You can propagate folder properties, including permissions to all subfolders, using Exchange System Manager. Right click on the parent folder, select All Tasks and then select Propagate Settings. Choose Folder Rights from the Propagate Folder Settings box and you should be in business.
 
The advantage to setting folder permissions in Exchange Administrator rather than the Exchange client is that you can set your permissions to apply to all subfolders as well. However, there is a drawback to this approach--if a user has added a folder to Favorites, that link to the original folder bypasses all permissions later assigned to that folder. To prevent this potential conflict, enter your Exchange Administrator and execute the following steps:
1. Select the folder you want to modify from the left pane.
2. Click Properties on the toolbar.
3. Select Client Permissions and change the appropriate settings, as you would in your Exchange client.

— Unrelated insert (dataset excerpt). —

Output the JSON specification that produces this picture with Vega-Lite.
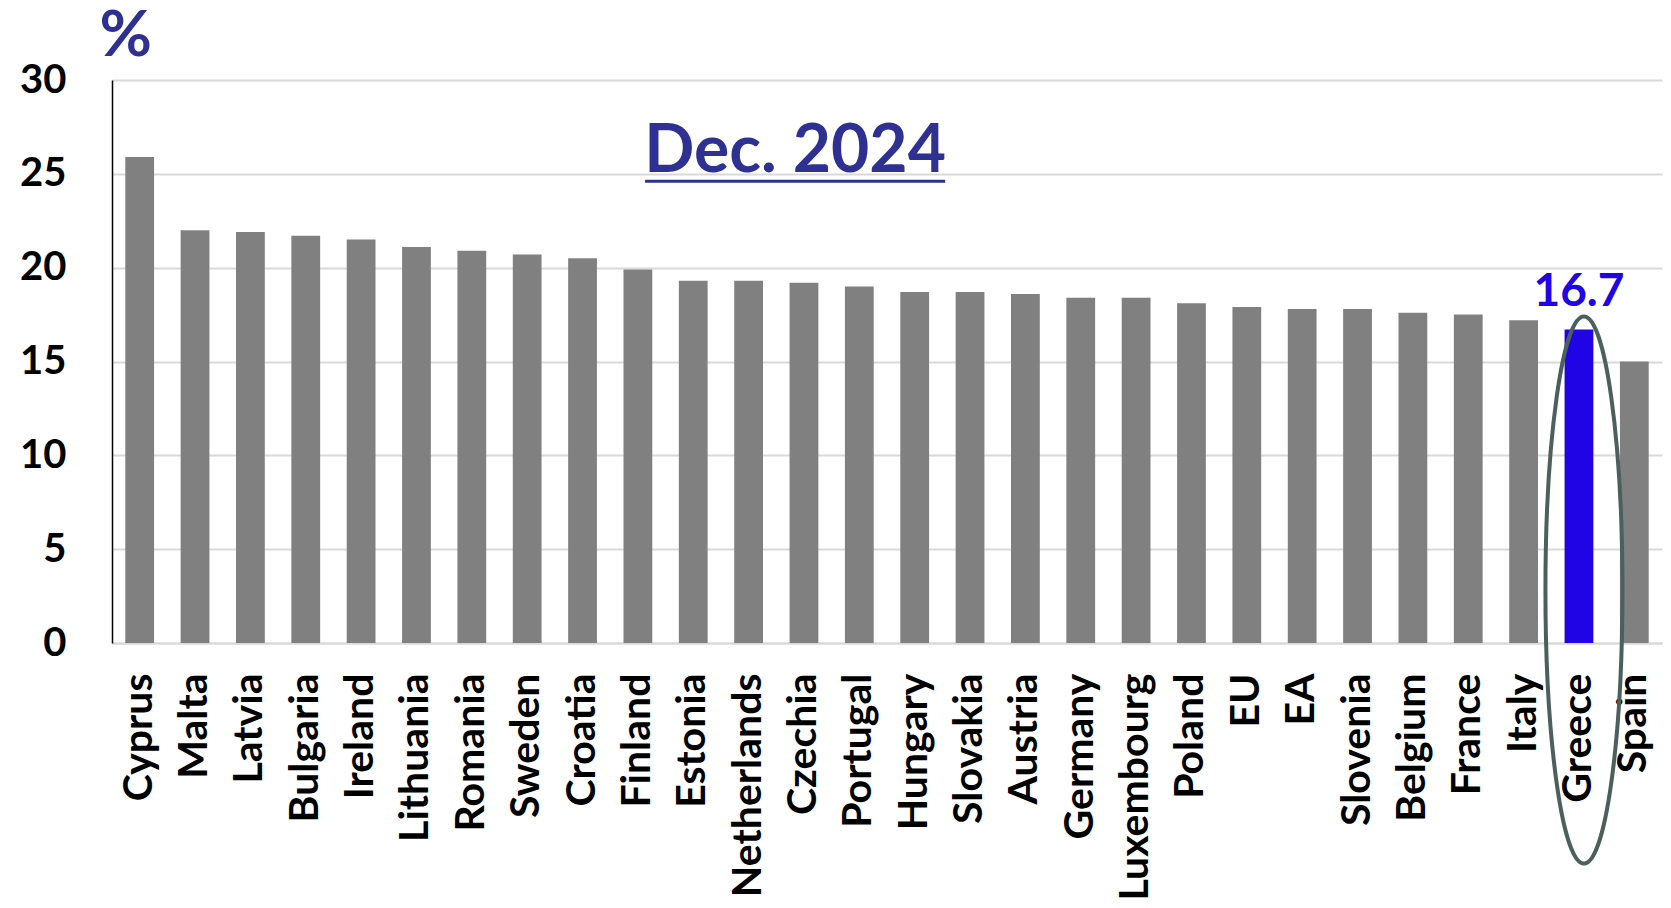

4. Check Propagate These Properties To All Subfolders.
5. Click OK.
6. Within the Subfolders Properties dialog box, check Client Permissions.
 
You can append permissions to public folders and all the subfolders like you can with CACLS.EXE for NT permissions. You can set, modify, and extract permissions for your Exchange Organization's Public Folder Hierarchy from the command line. For this job, there's a command-line tool called PFADMIN.EXE, which is included in the Microsoft BackOffice Resource Kit, second edition. If you've used the Windows NT Server 4.0 Resource Kit's CACLS.EXE, you'll find PFADMIN.EXE very familiar. To use PFADMIN.EXE, install Outlook on your workstation or server and create a MAPI profile that logs on to a mailbox that uses the Exchange service account as its primary Windows NT account. PFADMIN.EXE can also extract public folder permissions to a file and later use the file to reapply the extracted permissions. This can be a lifesaver if permissions have been manually misapplied and propagated through subfolders. For more information on PFADMIN.EXE, see the documentation that comes with the BORK or read Microsoft Knowledge Base article Q199319 to learn how to use the tool to extract public folder permissions.
 
Thank you both for your answers. Lube's fixed the innitial problem which in my trials through exchange admin i missed.

compgirlfhredi i will check out your solutions as soon as i can.